--- Start of Material for this task ---
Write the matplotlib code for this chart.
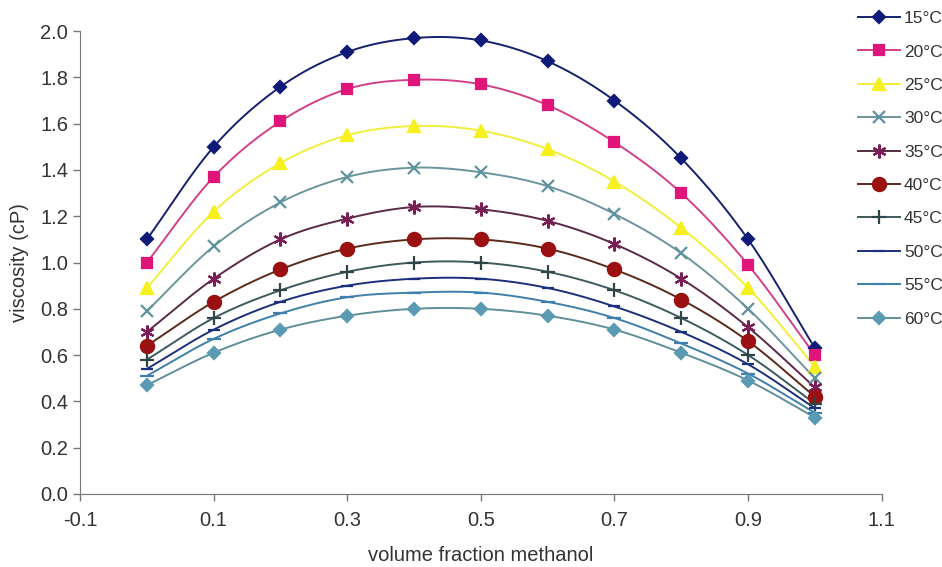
import matplotlib
matplotlib.use("Agg")
import matplotlib.pyplot as plt
import numpy as np

plt.rcParams['font.family'] = ['Liberation Sans', 'DejaVu Sans']

# volume fraction of methanol
frac = [0.0, 0.1, 0.2, 0.3, 0.4, 0.5, 0.6, 0.7, 0.8, 0.9, 1.0]

# viscosity (cP), one list per temperature
v15 = [1.10, 1.50, 1.76, 1.91, 1.97, 1.96, 1.87, 1.70, 1.45, 1.10, 0.63]
v20 = [1.00, 1.37, 1.61, 1.75, 1.79, 1.77, 1.68, 1.52, 1.30, 0.99, 0.60]
v25 = [0.89, 1.22, 1.43, 1.55, 1.59, 1.57, 1.49, 1.35, 1.15, 0.89, 0.55]
v30 = [0.79, 1.07, 1.26, 1.37, 1.41, 1.39, 1.33, 1.21, 1.04, 0.80, 0.50]
v35 = [0.70, 0.93, 1.10, 1.19, 1.24, 1.23, 1.18, 1.08, 0.93, 0.72, 0.46]
v40 = [0.64, 0.83, 0.97, 1.06, 1.10, 1.10, 1.06, 0.97, 0.84, 0.66, 0.42]
v45 = [0.58, 0.76, 0.88, 0.96, 1.00, 1.00, 0.96, 0.88, 0.76, 0.60, 0.39]
v50 = [0.54, 0.71, 0.83, 0.90, 0.93, 0.93, 0.89, 0.81, 0.70, 0.56, 0.37]
v55 = [0.51, 0.67, 0.78, 0.85, 0.87, 0.87, 0.83, 0.76, 0.65, 0.52, 0.35]
v60 = [0.47, 0.61, 0.71, 0.77, 0.80, 0.80, 0.77, 0.71, 0.61, 0.49, 0.33]

labels = ["15°C", "20°C", "25°C", "30°C", "35°C", "40°C", "45°C", "50°C", "55°C", "60°C"]
series = [v15, v20, v25, v30, v35, v40, v45, v50, v55, v60]

# style per series: (line colour, marker colour, marker, size)
styles = [
    ("#16206e", "#101a78", "D", 6.5),
    ("#d2408a", "#e0157a", "s", 7.5),
    ("#f2ee3a", "#f7f020", "^", 8.5),
    ("#6a959c", "#5f93a0", "x", 8.5),
    ("#5a2a48", "#7a1f55", (6, 2, 0), 10),
    ("#5a2a1a", "#9b1010", "o", 9.5),
    ("#3d5a5e", "#2f4548", "+", 10),
    ("#1c2f7a", "#1a3080", "_", 8),
    ("#3f7fa8", "#3f7fb0", "_", 10),
    ("#5f8f98", "#5a9ab2", "D", 6.5),
]


def smooth(x, y, n=20):
    # Catmull-Rom style curve through the points, like Excel's smoothed lines
    x = np.asarray(x, float)
    y = np.asarray(y, float)
    px = np.concatenate([[2 * x[0] - x[1]], x, [2 * x[-1] - x[-2]]])
    py = np.concatenate([[2 * y[0] - y[1]], y, [2 * y[-1] - y[-2]]])
    xs, ys = [], []
    t = np.linspace(0, 1, n, endpoint=False)
    for i in range(1, len(px) - 2):
        for arr, out in ((px, xs), (py, ys)):
            p0, p1, p2, p3 = arr[i - 1], arr[i], arr[i + 1], arr[i + 2]
            out.extend(0.5 * (2 * p1 + (-p0 + p2) * t
                              + (2 * p0 - 5 * p1 + 4 * p2 - p3) * t ** 2
                              + (-p0 + 3 * p1 - 3 * p2 + p3) * t ** 3))
    xs.append(x[-1])
    ys.append(y[-1])
    return xs, ys


fig = plt.figure(figsize=(9.42, 5.67), dpi=100)
ax = fig.add_axes([0.085, 0.129, 0.851, 0.816])

handles = []
for vals, lab, (lc, mc, mk, ms) in zip(series, labels, styles):
    sx, sy = smooth(frac, vals)
    ax.plot(sx, sy, color=lc, lw=1.4, zorder=2)
    ax.plot(frac, vals, ls="none", marker=mk, ms=ms, color=mc,
            mec=mc, mew=1.6, zorder=3)
    h, = ax.plot([], [], color=lc, lw=1.4, marker=mk, ms=ms, mfc=mc, mec=mc,
                 mew=1.6, label=lab)
    handles.append(h)

ax.set_xlim(-0.1, 1.1)
ax.set_ylim(0, 2.0)
ax.set_xticks([-0.1, 0.1, 0.3, 0.5, 0.7, 0.9, 1.1])
ax.set_xticklabels(["-0.1", "0.1", "0.3", "0.5", "0.7", "0.9", "1.1"])
ax.set_yticks(np.arange(0, 2.01, 0.2))
ax.yaxis.set_major_formatter(matplotlib.ticker.FormatStrFormatter("%.1f"))
ax.tick_params(labelsize=14.5, colors="#333333", length=5, width=1, color="#777777")
ax.tick_params(axis="x", pad=7)
for s in ("top", "right"):
    ax.spines[s].set_visible(False)
for s in ("left", "bottom"):
    ax.spines[s].set_color("#777777")
ax.set_xlabel("volume fraction methanol", fontsize=14.5, color="#333333", labelpad=12)
ax.set_ylabel("viscosity (cP)", fontsize=14.5, color="#333333", labelpad=8)

# legend to the right, handles starting near x=858 px
fig.legend(handles=handles, loc="upper left",
           bbox_to_anchor=(858 / 942, 1 - 11 / 567),
           frameon=False, fontsize=12.5, handlelength=2.4, handletextpad=0.25,
           labelspacing=1.05, borderaxespad=0.0, borderpad=0.0,
           labelcolor="#333333")

fig.savefig("out.png", dpi=100)
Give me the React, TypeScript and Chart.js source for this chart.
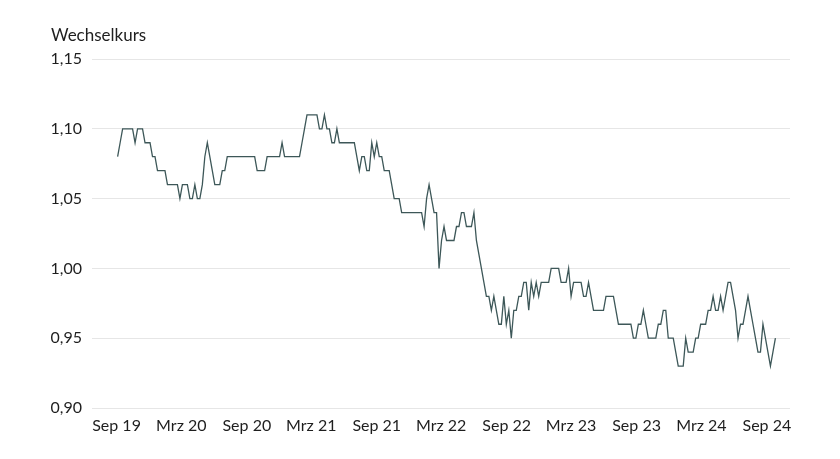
--- End of Material for this task ---
Direction:
Reproduce the material word for word, minus the images.

Exercise response:
Write the matplotlib code for this chart.
import matplotlib
matplotlib.use("Agg")
import matplotlib.pyplot as plt
import numpy as np

plt.rcParams['font.family'] = ['Liberation Sans', 'DejaVu Sans']

# volume fraction of methanol
frac = [0.0, 0.1, 0.2, 0.3, 0.4, 0.5, 0.6, 0.7, 0.8, 0.9, 1.0]

# viscosity (cP), one list per temperature
v15 = [1.10, 1.50, 1.76, 1.91, 1.97, 1.96, 1.87, 1.70, 1.45, 1.10, 0.63]
v20 = [1.00, 1.37, 1.61, 1.75, 1.79, 1.77, 1.68, 1.52, 1.30, 0.99, 0.60]
v25 = [0.89, 1.22, 1.43, 1.55, 1.59, 1.57, 1.49, 1.35, 1.15, 0.89, 0.55]
v30 = [0.79, 1.07, 1.26, 1.37, 1.41, 1.39, 1.33, 1.21, 1.04, 0.80, 0.50]
v35 = [0.70, 0.93, 1.10, 1.19, 1.24, 1.23, 1.18, 1.08, 0.93, 0.72, 0.46]
v40 = [0.64, 0.83, 0.97, 1.06, 1.10, 1.10, 1.06, 0.97, 0.84, 0.66, 0.42]
v45 = [0.58, 0.76, 0.88, 0.96, 1.00, 1.00, 0.96, 0.88, 0.76, 0.60, 0.39]
v50 = [0.54, 0.71, 0.83, 0.90, 0.93, 0.93, 0.89, 0.81, 0.70, 0.56, 0.37]
v55 = [0.51, 0.67, 0.78, 0.85, 0.87, 0.87, 0.83, 0.76, 0.65, 0.52, 0.35]
v60 = [0.47, 0.61, 0.71, 0.77, 0.80, 0.80, 0.77, 0.71, 0.61, 0.49, 0.33]

labels = ["15°C", "20°C", "25°C", "30°C", "35°C", "40°C", "45°C", "50°C", "55°C", "60°C"]
series = [v15, v20, v25, v30, v35, v40, v45, v50, v55, v60]

# style per series: (line colour, marker colour, marker, size)
styles = [
    ("#16206e", "#101a78", "D", 6.5),
    ("#d2408a", "#e0157a", "s", 7.5),
    ("#f2ee3a", "#f7f020", "^", 8.5),
    ("#6a959c", "#5f93a0", "x", 8.5),
    ("#5a2a48", "#7a1f55", (6, 2, 0), 10),
    ("#5a2a1a", "#9b1010", "o", 9.5),
    ("#3d5a5e", "#2f4548", "+", 10),
    ("#1c2f7a", "#1a3080", "_", 8),
    ("#3f7fa8", "#3f7fb0", "_", 10),
    ("#5f8f98", "#5a9ab2", "D", 6.5),
]


def smooth(x, y, n=20):
    # Catmull-Rom style curve through the points, like Excel's smoothed lines
    x = np.asarray(x, float)
    y = np.asarray(y, float)
    px = np.concatenate([[2 * x[0] - x[1]], x, [2 * x[-1] - x[-2]]])
    py = np.concatenate([[2 * y[0] - y[1]], y, [2 * y[-1] - y[-2]]])
    xs, ys = [], []
    t = np.linspace(0, 1, n, endpoint=False)
    for i in range(1, len(px) - 2):
        for arr, out in ((px, xs), (py, ys)):
            p0, p1, p2, p3 = arr[i - 1], arr[i], arr[i + 1], arr[i + 2]
            out.extend(0.5 * (2 * p1 + (-p0 + p2) * t
                              + (2 * p0 - 5 * p1 + 4 * p2 - p3) * t ** 2
                              + (-p0 + 3 * p1 - 3 * p2 + p3) * t ** 3))
    xs.append(x[-1])
    ys.append(y[-1])
    return xs, ys


fig = plt.figure(figsize=(9.42, 5.67), dpi=100)
ax = fig.add_axes([0.085, 0.129, 0.851, 0.816])

handles = []
for vals, lab, (lc, mc, mk, ms) in zip(series, labels, styles):
    sx, sy = smooth(frac, vals)
    ax.plot(sx, sy, color=lc, lw=1.4, zorder=2)
    ax.plot(frac, vals, ls="none", marker=mk, ms=ms, color=mc,
            mec=mc, mew=1.6, zorder=3)
    h, = ax.plot([], [], color=lc, lw=1.4, marker=mk, ms=ms, mfc=mc, mec=mc,
                 mew=1.6, label=lab)
    handles.append(h)

ax.set_xlim(-0.1, 1.1)
ax.set_ylim(0, 2.0)
ax.set_xticks([-0.1, 0.1, 0.3, 0.5, 0.7, 0.9, 1.1])
ax.set_xticklabels(["-0.1", "0.1", "0.3", "0.5", "0.7", "0.9", "1.1"])
ax.set_yticks(np.arange(0, 2.01, 0.2))
ax.yaxis.set_major_formatter(matplotlib.ticker.FormatStrFormatter("%.1f"))
ax.tick_params(labelsize=14.5, colors="#333333", length=5, width=1, color="#777777")
ax.tick_params(axis="x", pad=7)
for s in ("top", "right"):
    ax.spines[s].set_visible(False)
for s in ("left", "bottom"):
    ax.spines[s].set_color("#777777")
ax.set_xlabel("volume fraction methanol", fontsize=14.5, color="#333333", labelpad=12)
ax.set_ylabel("viscosity (cP)", fontsize=14.5, color="#333333", labelpad=8)

# legend to the right, handles starting near x=858 px
fig.legend(handles=handles, loc="upper left",
           bbox_to_anchor=(858 / 942, 1 - 11 / 567),
           frameon=False, fontsize=12.5, handlelength=2.4, handletextpad=0.25,
           labelspacing=1.05, borderaxespad=0.0, borderpad=0.0,
           labelcolor="#333333")

fig.savefig("out.png", dpi=100)
Give me the React, TypeScript and Chart.js source for this chart.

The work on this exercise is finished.